For this AOL executives get bonuses and the big bucks?

Today’s (24 April 2002) LA Times has this story about the “smashing success” of an AOL merger of a while ago.

It seems to me that the stockholders ought to be able to recover some of their losses from the executives who caused them. After all, don’t “free market” advocates preach that “personal responsibility” is important in life?

Well I suppose the argument would be that investors have to take personal responsibility for investing in a company. It’s neat how personal responsibility can be twisted to mean anything.

It’s not just that the investors decided to put their money into AOL-TW, but that the TW shareholders approved the merger when everybody already knew that the Internet bubble had already burst and AOL was on the verge of drowning in a sea of red ink.

That vote will go down in history as one of the top 5 all time dumbest shareholder votes. I can’t even think of reason why it shouldn’t be number 1.

It also doesn’t help that the company is now run by the same idiots who screwed over the investors in an amusement park so badly that they had the largest judgement in GA state history slapped against them. These guys don’t understand the consequences of their actions too well.

Well, a small consolation is that every single one of their stock options is now totally worthless. Of course, they still make 100x what I make…

I suppose you could make that argument.
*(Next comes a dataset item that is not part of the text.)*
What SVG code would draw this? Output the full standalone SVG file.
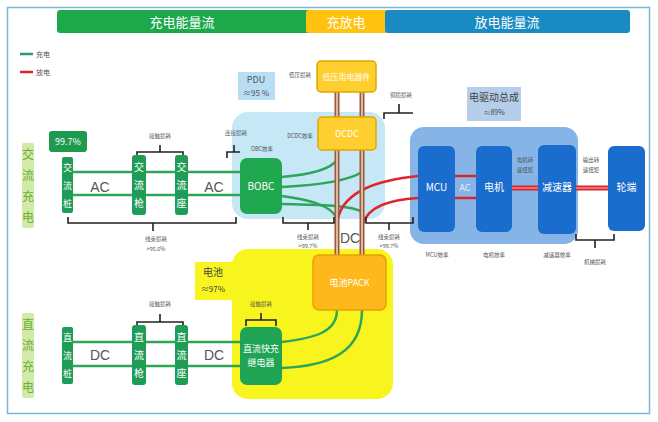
<svg xmlns="http://www.w3.org/2000/svg" width="658" height="422" viewBox="0 0 658 422">
<defs>
<style>
text{font-family:"Noto Sans CJK SC","Noto Sans",sans-serif;}
.hdr{font-size:13px;fill:#fff;text-anchor:middle;}
.wt{fill:#fff;text-anchor:middle;}
.sm{font-size:5.5px;fill:#555;text-anchor:middle;}
.mid{font-size:8px;fill:#444;text-anchor:middle;}
.cat{font-size:12px;fill:#6aaf3a;text-anchor:middle;}
.gbox{fill:#1f9d57;}
.gl{stroke:#2ea65a;stroke-width:2.5;fill:none;}
.rl{stroke:#e0262c;stroke-width:2.5;fill:none;}
.br{stroke:#222;stroke-width:1.6;fill:none;}
.bl{fill:#1a6dcc;}
.lbl{font-size:14px;fill:#555;text-anchor:middle;font-family:"Liberation Sans",sans-serif;}
</style>
</defs>
<rect x="0" y="0" width="658" height="422" fill="#fff"/>
<rect x="7.5" y="7.5" width="642" height="406" fill="none" stroke="#7db7d6" stroke-width="1.5"/>

<g id="headers">
<rect x="57" y="10" width="255" height="23" rx="3" fill="#1ea84c"/>
<rect x="306" y="10" width="82" height="23" rx="3" fill="#ffc20e"/>
<rect x="385" y="10" width="245" height="23" rx="3" fill="#1a8bc2"/>
<text class="hdr" x="182" y="27">充电能量流</text>
<text class="hdr" x="346" y="27">充放电</text>
<text class="hdr" x="507" y="27">放电能量流</text>
</g>

<g id="legend">
<line x1="20" y1="54" x2="33" y2="54" stroke="#2a9c6a" stroke-width="2.5"/>
<text x="36" y="57" font-size="7" fill="#555">充电</text>
<line x1="20" y1="72" x2="33" y2="72" stroke="#d9262b" stroke-width="2.5"/>
<text x="36" y="75" font-size="7" fill="#555">放电</text>
</g>

<g id="regions">
<rect x="232" y="112" width="153" height="107" rx="16" fill="#c6e7f6"/>
<rect x="238" y="72" width="37" height="28" fill="#b8def3"/>
<text x="256" y="83" font-size="9" fill="#555" text-anchor="middle">PDU</text>
<text x="256" y="96" font-size="8" fill="#555" text-anchor="middle">≈95 %</text>
<rect x="232" y="249" width="161" height="150" rx="16" fill="#f8f41e"/>
<rect x="195" y="262" width="45" height="38" fill="#f8f41e"/>
<text x="213" y="276" font-size="10" fill="#444" text-anchor="middle">电池</text>
<text x="213" y="292" font-size="8" fill="#444" text-anchor="middle">≈97%</text>
<rect x="410" y="127" width="168" height="117" rx="14" fill="#86b4e6"/>
<rect x="467" y="87" width="54" height="34" fill="#b5cfea"/>
<text x="494" y="101" font-size="10" fill="#444" text-anchor="middle">电驱动总成</text>
<text x="494" y="115" font-size="7" fill="#444" text-anchor="middle">≈89%</text>
</g>

<g id="connectors">
<line class="gl" x1="65" y1="172" x2="242" y2="172"/>
<line class="gl" x1="65" y1="195" x2="242" y2="195"/>
<line class="gl" x1="65" y1="342" x2="242" y2="342"/>
<line class="gl" x1="65" y1="366" x2="242" y2="366"/>
<path class="gl" d="M282,177 C305,175 330,170 337,160"/>
<path class="gl" d="M282,187 C320,185 350,180 362,172"/>
<path class="gl" d="M282,196 C310,200 330,205 337,218"/>
<path class="gl" d="M282,204 C320,205 350,205 362,212"/>
<path class="gl" d="M282,342 C315,338 337,332 337,310"/>
<path class="gl" d="M282,368 C330,366 362,352 362,310"/>
<path class="rl" d="M418,176 C380,180 345,190 338,218"/>
<path class="rl" d="M418,198 C390,200 368,206 363,224"/>
<g stroke="#9c5a3c" stroke-width="5">
<line x1="337" y1="92" x2="337" y2="256"/>
<line x1="362" y1="92" x2="362" y2="256"/>
</g>
<g stroke="#ecd0bd" stroke-width="1.6">
<line x1="337" y1="92" x2="337" y2="256"/>
<line x1="362" y1="92" x2="362" y2="256"/>
</g>
<g stroke="#d9262b" stroke-width="2.5">
<line x1="455" y1="176" x2="476" y2="176"/>
<line x1="455" y1="198" x2="476" y2="198"/>
</g>
<line x1="512" y1="188" x2="538" y2="188" stroke="#d9262b" stroke-width="5"/>
<line x1="576" y1="188" x2="608" y2="188" stroke="#d9262b" stroke-width="5"/>
<g stroke="#f3a0a3" stroke-width="1.2">
<line x1="512" y1="188" x2="538" y2="188"/>
<line x1="576" y1="188" x2="608" y2="188"/>
</g>
<text x="465" y="191" font-size="9" fill="#e8f0fb" text-anchor="middle" font-family="Liberation Sans,sans-serif">AC</text>
</g>

<g id="brackets">
<path class="br" d="M137,158 V152 H183 V158 M160,152 V145"/>
<text class="sm" x="160" y="138">接触损耗</text>
<path class="br" d="M227,158 V152 H240 M234,152 V145"/>
<text class="sm" x="236" y="135">连接损耗</text>
<path class="br" d="M68,217 V223 H236 V217 M153,223 V231"/>
<text class="sm" x="156" y="241">线束损耗</text>
<text class="sm" x="156" y="251">&gt;95.6%</text>
<path class="br" d="M283,217 V223 H334 V217 M308,223 V230"/>
<text class="sm" x="308" y="239">线束损耗</text>
<text class="sm" x="308" y="248">&gt;99.7%</text>
<path class="br" d="M366,217 V223 H413 V217 M389,223 V230"/>
<text class="sm" x="389" y="239">线束损耗</text>
<text class="sm" x="389" y="248">&gt;99.7%</text>
<path class="br" d="M384,119 V113 H413 M399,113 V104"/>
<text class="sm" x="401" y="97">铜损损耗</text>
<text class="sm" x="300" y="77">低压损耗</text>
<text class="sm" x="300" y="138">DCDC效率</text>
<text class="sm" x="262" y="151">OBC效率</text>
<path class="br" d="M137,328 V322 H183 V328 M160,322 V314"/>
<text class="sm" x="160" y="306">接触损耗</text>
<path class="br" d="M246,326 V320 H276 V326 M261,320 V313"/>
<text class="sm" x="261" y="306">接触损耗</text>
<path class="br" d="M576,234 V240 H614 V234 M595,240 V248"/>
<text class="sm" x="595" y="264">机械损耗</text>
<text class="sm" x="437" y="257" font-size="6">MCU效率</text>
<text class="sm" x="494" y="257" font-size="6">电机效率</text>
<text class="sm" x="557" y="257" font-size="6">减速器效率</text>
<text class="sm" x="525" y="162" fill="#333">电机转</text>
<text class="sm" x="525" y="172" fill="#333">速扭矩</text>
<text class="sm" x="591" y="162" fill="#333">输出转</text>
<text class="sm" x="591" y="172" fill="#333">速扭矩</text>
<text class="lbl" x="100" y="192">AC</text>
<text class="lbl" x="214" y="192">AC</text>
<text class="lbl" x="100" y="360">DC</text>
<text class="lbl" x="214" y="360">DC</text>
<text class="lbl" x="350" y="243">DC</text>
</g>

<g id="cat-ac">
<rect x="22" y="143" width="12" height="85" rx="2" fill="#d2eaa8"/>
<text class="cat" x="28" y="159">交</text>
<text class="cat" x="28" y="180">流</text>
<text class="cat" x="28" y="201">充</text>
<text class="cat" x="28" y="222">电</text>
</g>
<g id="cat-dc">
<rect x="22" y="313" width="12" height="85" rx="2" fill="#d2eaa8"/>
<text class="cat" x="28" y="329">直</text>
<text class="cat" x="28" y="350">流</text>
<text class="cat" x="28" y="371">充</text>
<text class="cat" x="28" y="392">电</text>
</g>

<g id="eff-997">
<rect x="49" y="131" width="38" height="21" rx="3" fill="#1e9a4e"/>
<text x="68" y="145" font-size="9" class="wt" font-family="Liberation Sans,sans-serif">99.7%</text>
</g>

<g id="ac-pile"><rect class="gbox" x="62" y="157" width="11" height="56" rx="2"/>
<text class="wt" x="67.5" y="171" font-size="9">交</text><text class="wt" x="67.5" y="189" font-size="9">流</text><text class="wt" x="67.5" y="207" font-size="9">桩</text></g>
<g id="ac-gun"><rect class="gbox" x="132" y="155" width="14" height="60" rx="3"/>
<text class="wt" x="139" y="171" font-size="10">交</text><text class="wt" x="139" y="189" font-size="10">流</text><text class="wt" x="139" y="207" font-size="10">枪</text></g>
<g id="ac-socket"><rect class="gbox" x="175" y="155" width="13" height="60" rx="3"/>
<text class="wt" x="181.5" y="171" font-size="10">交</text><text class="wt" x="181.5" y="189" font-size="10">流</text><text class="wt" x="181.5" y="207" font-size="10">座</text></g>

<g id="dc-pile"><rect class="gbox" x="62" y="327" width="11" height="57" rx="2"/>
<text class="wt" x="67.5" y="341" font-size="9">直</text><text class="wt" x="67.5" y="359" font-size="9">流</text><text class="wt" x="67.5" y="377" font-size="9">桩</text></g>
<g id="dc-gun"><rect class="gbox" x="132" y="325" width="14" height="60" rx="3"/>
<text class="wt" x="139" y="341" font-size="10">直</text><text class="wt" x="139" y="359" font-size="10">流</text><text class="wt" x="139" y="377" font-size="10">枪</text></g>
<g id="dc-socket"><rect class="gbox" x="175" y="325" width="13" height="60" rx="3"/>
<text class="wt" x="181.5" y="341" font-size="10">直</text><text class="wt" x="181.5" y="359" font-size="10">流</text><text class="wt" x="181.5" y="377" font-size="10">座</text></g>

<g id="bobc">
<rect x="240" y="158" width="42" height="56" rx="7" fill="#1fa84f"/>
<text class="wt" x="261" y="190" font-size="10" font-family="Liberation Sans,sans-serif">BOBC</text>
</g>
<g id="dc-relay">
<rect x="240" y="327" width="42" height="58" rx="7" fill="#1fa455"/>
<text class="wt" x="261" y="352" font-size="9">直流快充</text>
<text class="wt" x="261" y="366" font-size="9">继电器</text>
</g>
<g id="lv-load">
<rect x="317" y="61" width="59" height="31" rx="4" fill="#ffcf30" stroke="#e0a800" stroke-width="1.5"/>
<text class="wt" x="346.5" y="80" font-size="8">低压用电器件</text>
</g>
<g id="dcdc">
<rect x="318" y="117" width="58" height="33" rx="4" fill="#ffcf30" stroke="#e0a800" stroke-width="1.5"/>
<text class="wt" x="347" y="137" font-size="9" font-family="Liberation Sans,sans-serif">DCDC</text>
</g>
<g id="pack">
<rect x="313" y="255" width="73" height="55" rx="6" fill="#ffb81c" stroke="#e8a000" stroke-width="1.5"/>
<text class="wt" x="349.5" y="286" font-size="9">电池PACK</text>
</g>
<g id="mcu"><rect class="bl" x="418" y="146" width="37" height="86" rx="6"/><text class="wt" x="436.5" y="191" font-size="10" font-family="Liberation Sans,sans-serif">MCU</text></g>
<g id="motor"><rect class="bl" x="476" y="146" width="36" height="86" rx="6"/><text class="wt" x="494" y="191" font-size="10">电机</text></g>
<g id="reducer"><rect class="bl" x="538" y="145" width="38" height="89" rx="6"/><text class="wt" x="557" y="191" font-size="10">减速器</text></g>
<g id="wheel"><rect class="bl" x="608" y="146" width="37" height="85" rx="6"/><text class="wt" x="626.5" y="191" font-size="10">轮端</text></g>
</svg>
You could, that is, if you equate taking a huge salary in order to manage a company from a combined stock value of $290 billion two years ago to $85 billion today, to buying stock in a reputedly good company on an allegedly well managed stock exchange based on information from allegedly reputable brokers or allegedly expert stock analysts.

I guess you could equate those two, if your reason has been addled by conservative propaganda.